We are moored outside the Black Country Living Museum.
It’s been a long day with lots of contrasts. We started out early again, before seven o’clock to try to beat the weather. Three more locks of the Birmingham & Fazeley canal and then we turned onto the Tame Valley canal. This junction of the Birmingham & Fazeley, the Tame Valley and the Birmingham & Warwick junction (Saltley cut) canals is underneath Spaghetti junction of the M6 and A38(M).

I wonder how many people up there realise there is a junction 200 years older down here?
I wonder how many people up there realise there is a junction 200 years older down here?

The Tame Valley canal was much nicer than we had expected.
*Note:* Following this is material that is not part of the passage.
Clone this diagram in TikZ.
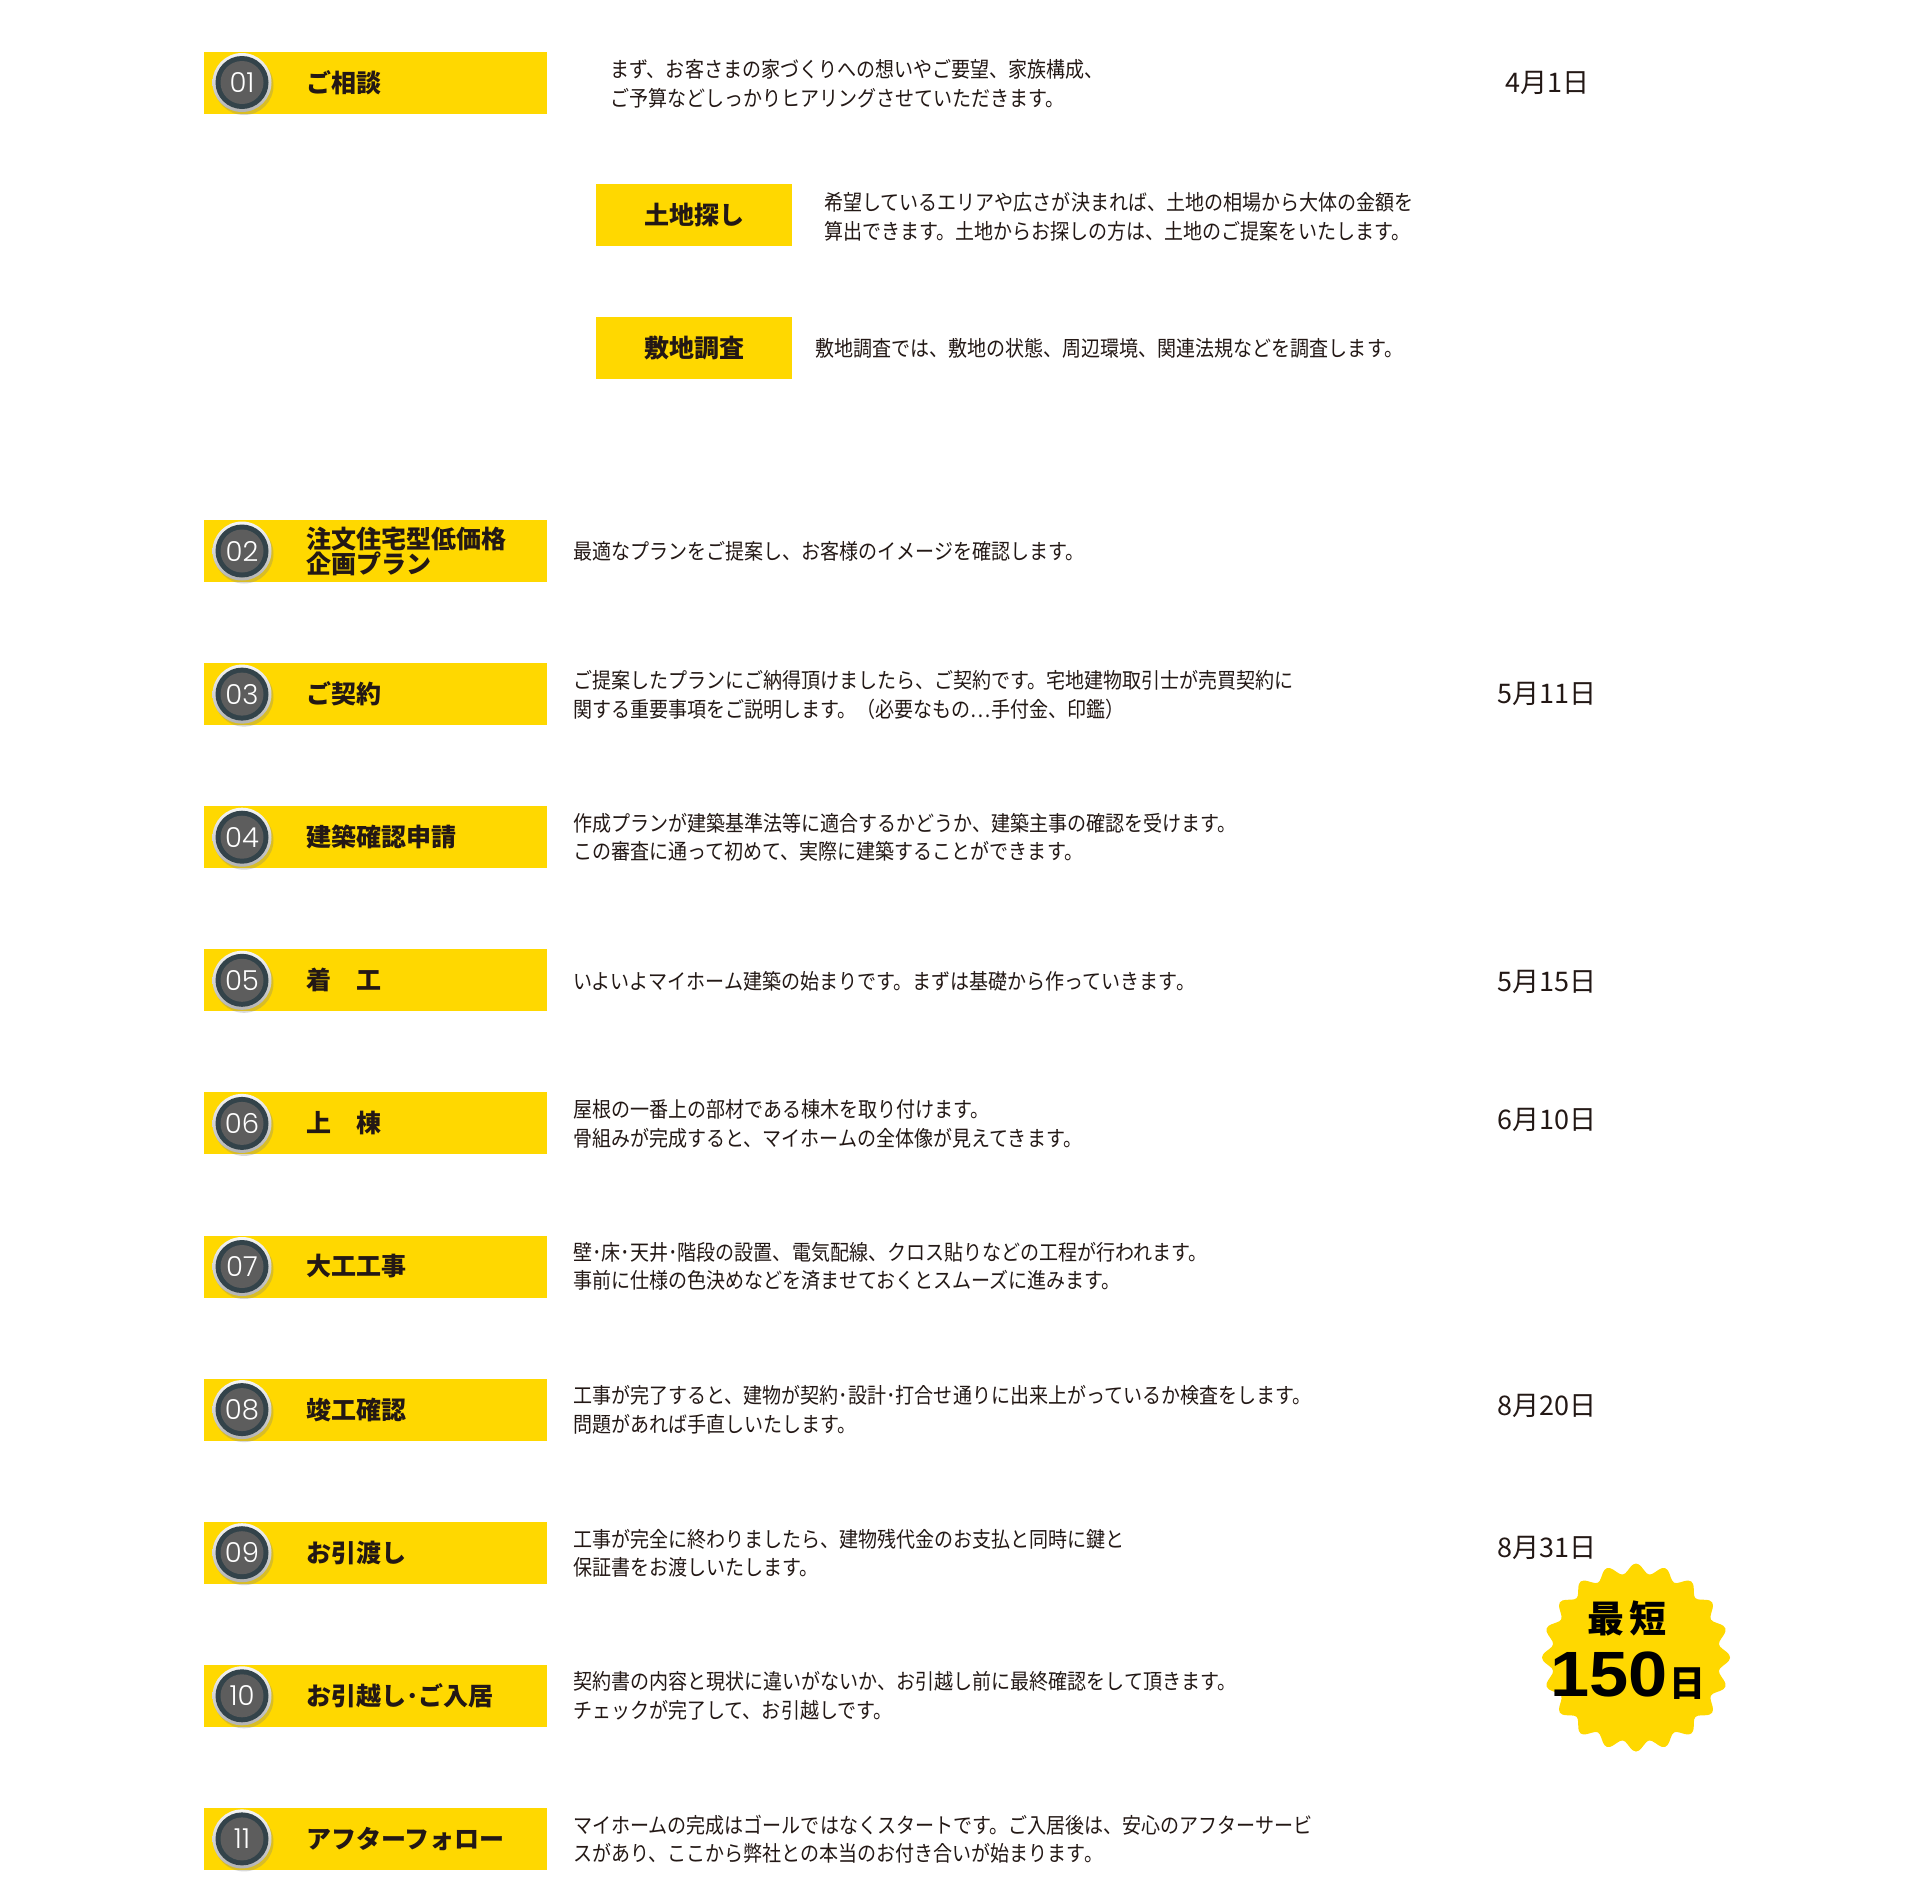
\documentclass[tikz,border=0pt]{standalone}
\usepackage{fontspec}
\newfontfamily\jp{Noto Sans CJK JP}
\newfontfamily\jpbody[FakeStretch=0.885]{Noto Sans CJK JP}
\newfontfamily\numfont{Poppins Light}
\newfontfamily\numwide[FakeStretch=1.1]{Liberation Sans}
\usetikzlibrary{positioning, shadows}
\definecolor{stepyellow}{RGB}{255,216,0}
\definecolor{badgegray}{RGB}{93,93,93}
\definecolor{badgeslate}{RGB}{51,67,74}
\definecolor{inkdark}{RGB}{35,24,21}

\begin{document}
\begin{tikzpicture}[
    x=1pt, y=-1pt,
    bar/.style={rectangle, fill=stepyellow, minimum width=343pt, minimum height=62pt, inner sep=0pt, anchor=west},
    subbar/.style={rectangle, fill=stepyellow, minimum width=196pt, minimum height=62pt, inner sep=0pt, text=inkdark, font=\jp\bfseries\fontsize{25}{26}\selectfont},
    ring/.style={circle, minimum size=59pt, inner sep=0pt, top color=gray!8, bottom color=gray!60, drop shadow={shadow xshift=2pt, shadow yshift=-3pt, opacity=0.3}},
    rim/.style={circle, minimum size=53pt, inner sep=0pt, fill=badgeslate},
    badge/.style={circle, minimum size=43pt, inner sep=0pt, fill=badgegray, text=white, font=\numfont\fontsize{27.5}{27.5}\selectfont},
    title/.style={anchor=west, align=left, inner sep=0pt, text=inkdark, font=\jp\bfseries\fontsize{25}{25}\selectfont},
    desc/.style={anchor=west, align=left, inner sep=0pt, text=inkdark, font=\jpbody\fontsize{21.5}{28.5}\selectfont},
    datelabel/.style={inner sep=0pt, text=inkdark, font=\jp\fontsize{27}{28}\selectfont},
]
    \useasboundingbox (0,0) rectangle (1920,1901);

    % Step bars with badges
    \foreach \n/\y/\t in {01/82.5/ご相談, 02/551/{注文住宅型低価格\\企画プラン}, 03/694.1/ご契約,
        04/837.2/建築確認申請, 05/980.3/着　工, 06/1123.4/上　棟, 07/1266.5/大工工事,
        08/1409.6/竣工確認, 09/1552.7/お引渡し, 10/1695.8/お引越し･ご入居, 11/1838.9/アフターフォロー} {
        \node[bar] (bar\n) at (204,\y) {};
        \node[ring] (r\n) at (242,\y) {};
        \node[rim] (m\n) at (r\n) {};
        \node[badge] (b\n) at (r\n) {\n};
        \node[title] (t\n) at (306,\y) {\t};
    }

    % Sub steps
    \node[subbar] (land) at (694,215.4) {土地探し};
    \node[subbar] (survey) at (694,348.3) {敷地調査};

    % Descriptions
    \node[desc] (d01) at (610,84) {まず、お客さまの家づくりへの想いやご要望、家族構成、\\ご予算などしっかりヒアリングさせていただきます。};
    \node[desc] (dland) at (824,217) {希望しているエリアや広さが決まれば、土地の相場から大体の金額を\\算出できます。土地からお探しの方は、土地のご提案をいたします。};
    \node[desc] (dsurvey) at (815,348.3) {敷地調査では、敷地の状態、周辺環境、関連法規などを調査します。};
    \node[desc] (d02) at (573,551) {最適なプランをご提案し、お客様のイメージを確認します。};
    \node[desc] (d03) at (573,695) {ご提案したプランにご納得頂けましたら、ご契約です。宅地建物取引士が売買契約に\\関する重要事項をご説明します。（必要なもの…手付金、印鑑）};
    \node[desc] (d04) at (573,837.2) {作成プランが建築基準法等に適合するかどうか、建築主事の確認を受けます。\\この審査に通って初めて、実際に建築することができます。};
    \node[desc] (d05) at (573,981) {いよいよマイホーム建築の始まりです。まずは基礎から作っていきます。};
    \node[desc] (d06) at (573,1124) {屋根の一番上の部材である棟木を取り付けます。\\骨組みが完成すると、マイホームの全体像が見えてきます。};
    \node[desc] (d07) at (573,1266.5) {壁･床･天井･階段の設置、電気配線、クロス貼りなどの工程が行われます。\\事前に仕様の色決めなどを済ませておくとスムーズに進みます。};
    \node[desc] (d08) at (573,1409.6) {工事が完了すると、建物が契約･設計･打合せ通りに出来上がっているか検査をします。\\問題があれば手直しいたします。};
    \node[desc] (d09) at (573,1553) {工事が完全に終わりましたら、建物残代金のお支払と同時に鍵と\\保証書をお渡しいたします。};
    \node[desc] (d10) at (573,1695.8) {契約書の内容と現状に違いがないか、お引越し前に最終確認をして頂きます。\\チェックが完了して、お引越しです。};
    \node[desc] (d11) at (573,1839) {マイホームの完成はゴールではなくスタートです。ご入居後は、安心のアフターサービ\\スがあり、ここから弊社との本当のお付き合いが始まります。};

    % Dates
    \node[datelabel] (date01) at (1547,83) {4月1日};
    \node[datelabel] (date03) at (1547,693.7) {5月11日};
    \node[datelabel] (date05) at (1547,981.5) {5月15日};
    \node[datelabel] (date06) at (1547,1119.7) {6月10日};
    \node[datelabel] (date08) at (1547,1406) {8月20日};
    \node[datelabel] (date09) at (1547,1548) {8月31日};

    % Badge: shortest term
    \fill[stepyellow] plot[smooth, domain=0:360, samples=201]
        ({1636+(89+5*cos(20*\x))*cos(\x)}, {1657.5+(89+5*cos(20*\x))*sin(\x)}) -- cycle;
    \node[inner sep=0pt, font=\jp\bfseries\fontsize{37}{37}\selectfont] (short) at (1627,1618) {最\hspace{5pt}短};
    \node[inner sep=0pt, anchor=base, font=\bfseries\fontsize{64}{64}\selectfont] (days) at (1628,1696) {\numwide 150\hspace{2pt}{\jp\fontsize{36}{36}\selectfont 日}};
\end{tikzpicture}
\end{document}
It skirts around the northern suburbs of Birmingham, but is surprisingly rural. The Perry Barr flight of thirteen locks are very well maintained making life easier for the few boaters who venture this way.

The Perry Barr flight
The Perry Barr flight

An interesting feature of these locks (well interesting to boaters anyway) is that the top paddles are connected via a conduit to the tail of the lock. So when you fill a lock it fills from both ends. This means that there aren’t any swirling currents to move the boat. No “pull”, the boat stays still in the middle. The Tame Valley was built late in the canal era, so this must have been an idea the 19th century canal builders learned from the mistakes of their 18th century colleagues.
Later the Tame Valley canal goes right through the middle of the M5/M6 junction. At one point going over some of the slip road between the two motorways.

Aqueduct over the motorways
Aqueduct over the motorways

We then turned onto the Walsall canal. This wasn’t so attractive. The water was black and oily in places and very shallow. A short trip along the Birmingham old main line brought us to Dudley.